Trotz der derzeit düsteren Stimmung in der Telekom-Branche, sprach der Vorstandsvorsitzende von einem Wachstumsmarkt. "Nicht die Branche ist in die Krise geraten, wohl aber einige Marktteilnehmer". Einige Wettbewerber seien in eine dramatische Schieflage geraten, da sie nicht sauber durchfinanziert seien. "Trotz unserer Verbindlichkeiten sind alle unsere Aktivitäten solide finanziert", sagte Sommer.

Mit insgesamt 67 Milliarden Euro Schulden gehört aber auch die Telekom zu den hochverschuldeten Unternehmen in der Branche. Der Anstieg des Eigenkapitals relativiere die Verschuldung des Unternehmens, meinte der Telekom-Chef. Dennoch habe der Abbau höchste Priorität. Bis Ende 2003 will das Unternehmen seine Verbindlichkeiten auf 50 Milliarden Euro senken.

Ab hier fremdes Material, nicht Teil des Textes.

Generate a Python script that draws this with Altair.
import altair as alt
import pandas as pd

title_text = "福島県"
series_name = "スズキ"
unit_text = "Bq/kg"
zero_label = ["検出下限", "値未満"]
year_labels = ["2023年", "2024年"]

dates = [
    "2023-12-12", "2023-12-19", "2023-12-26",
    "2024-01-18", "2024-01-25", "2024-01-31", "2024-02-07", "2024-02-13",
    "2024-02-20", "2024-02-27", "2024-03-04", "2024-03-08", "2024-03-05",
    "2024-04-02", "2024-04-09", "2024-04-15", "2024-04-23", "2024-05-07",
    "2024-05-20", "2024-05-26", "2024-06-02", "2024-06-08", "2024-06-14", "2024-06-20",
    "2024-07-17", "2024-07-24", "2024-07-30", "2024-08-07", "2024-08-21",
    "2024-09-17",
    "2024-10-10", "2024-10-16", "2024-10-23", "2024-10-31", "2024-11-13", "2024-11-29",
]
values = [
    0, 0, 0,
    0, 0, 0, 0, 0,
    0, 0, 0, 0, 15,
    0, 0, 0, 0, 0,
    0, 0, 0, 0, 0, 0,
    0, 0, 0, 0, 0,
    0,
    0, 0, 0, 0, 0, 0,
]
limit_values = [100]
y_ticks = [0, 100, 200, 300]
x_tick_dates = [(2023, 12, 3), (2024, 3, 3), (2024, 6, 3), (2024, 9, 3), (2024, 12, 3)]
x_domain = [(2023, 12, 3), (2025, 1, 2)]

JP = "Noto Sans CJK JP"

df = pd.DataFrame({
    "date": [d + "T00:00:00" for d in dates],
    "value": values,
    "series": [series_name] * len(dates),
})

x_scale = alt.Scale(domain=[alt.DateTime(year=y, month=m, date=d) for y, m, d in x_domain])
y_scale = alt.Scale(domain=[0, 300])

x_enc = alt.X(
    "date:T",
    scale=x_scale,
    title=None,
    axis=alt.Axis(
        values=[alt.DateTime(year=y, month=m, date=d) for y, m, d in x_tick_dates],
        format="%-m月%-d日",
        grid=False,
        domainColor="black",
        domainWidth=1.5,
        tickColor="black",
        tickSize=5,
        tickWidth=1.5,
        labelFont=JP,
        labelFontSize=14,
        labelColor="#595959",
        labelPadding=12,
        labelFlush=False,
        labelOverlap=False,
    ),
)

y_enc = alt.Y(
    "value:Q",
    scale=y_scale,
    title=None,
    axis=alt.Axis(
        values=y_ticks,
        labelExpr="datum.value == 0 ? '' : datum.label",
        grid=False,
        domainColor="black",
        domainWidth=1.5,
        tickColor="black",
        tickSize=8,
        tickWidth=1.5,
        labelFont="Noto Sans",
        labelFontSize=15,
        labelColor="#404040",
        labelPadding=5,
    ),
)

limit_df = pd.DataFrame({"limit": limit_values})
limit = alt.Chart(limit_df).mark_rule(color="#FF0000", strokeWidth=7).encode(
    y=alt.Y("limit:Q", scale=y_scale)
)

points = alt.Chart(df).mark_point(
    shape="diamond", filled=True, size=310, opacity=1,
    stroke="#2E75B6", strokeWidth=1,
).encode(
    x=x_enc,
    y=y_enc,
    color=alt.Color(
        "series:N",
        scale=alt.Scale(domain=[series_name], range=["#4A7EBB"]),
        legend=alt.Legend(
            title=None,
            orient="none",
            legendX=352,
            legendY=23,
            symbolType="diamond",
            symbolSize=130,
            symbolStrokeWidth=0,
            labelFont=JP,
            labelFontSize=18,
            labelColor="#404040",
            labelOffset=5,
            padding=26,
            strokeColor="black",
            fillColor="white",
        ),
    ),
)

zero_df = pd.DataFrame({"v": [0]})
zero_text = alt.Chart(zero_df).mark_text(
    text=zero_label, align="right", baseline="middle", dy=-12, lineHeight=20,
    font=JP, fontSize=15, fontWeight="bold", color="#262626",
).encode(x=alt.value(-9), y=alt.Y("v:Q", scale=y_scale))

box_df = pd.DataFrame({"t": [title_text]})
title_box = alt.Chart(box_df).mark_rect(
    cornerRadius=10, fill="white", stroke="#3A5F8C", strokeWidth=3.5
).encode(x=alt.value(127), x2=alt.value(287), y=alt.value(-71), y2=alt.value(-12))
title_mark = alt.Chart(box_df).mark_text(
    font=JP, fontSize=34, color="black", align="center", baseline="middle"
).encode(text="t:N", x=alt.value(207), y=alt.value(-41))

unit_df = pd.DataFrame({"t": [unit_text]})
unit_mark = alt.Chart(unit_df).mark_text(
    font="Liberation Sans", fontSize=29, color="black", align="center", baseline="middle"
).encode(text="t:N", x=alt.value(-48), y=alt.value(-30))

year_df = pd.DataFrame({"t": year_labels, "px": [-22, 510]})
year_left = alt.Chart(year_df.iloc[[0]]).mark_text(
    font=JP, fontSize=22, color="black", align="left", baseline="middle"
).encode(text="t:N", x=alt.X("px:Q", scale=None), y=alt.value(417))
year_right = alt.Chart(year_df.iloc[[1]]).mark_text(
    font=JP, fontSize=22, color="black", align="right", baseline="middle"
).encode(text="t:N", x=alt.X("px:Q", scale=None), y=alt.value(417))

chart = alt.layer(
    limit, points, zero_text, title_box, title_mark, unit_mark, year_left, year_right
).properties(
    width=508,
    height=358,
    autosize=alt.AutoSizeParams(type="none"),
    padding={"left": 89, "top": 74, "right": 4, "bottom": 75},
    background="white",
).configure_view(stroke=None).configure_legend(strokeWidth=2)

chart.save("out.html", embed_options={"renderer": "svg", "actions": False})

Einem Bericht der Telebörse zufolge startet die Telekom einen neuen Versuch, ihre Fernsehkabelnetze zu verkaufen. Rund 30 Interessenten sei eine Broschüre mit Angaben zu den Netzen in Nord- und Ostdeutschland, Bayern sowie Rheinland-Pfalz und dem Saarland verschickt worden. Der Verkauf an den US-Medienkonzern Liberty Media für 5,5 Milliarden Euro war an Auflagen des Kartellamts gescheitert.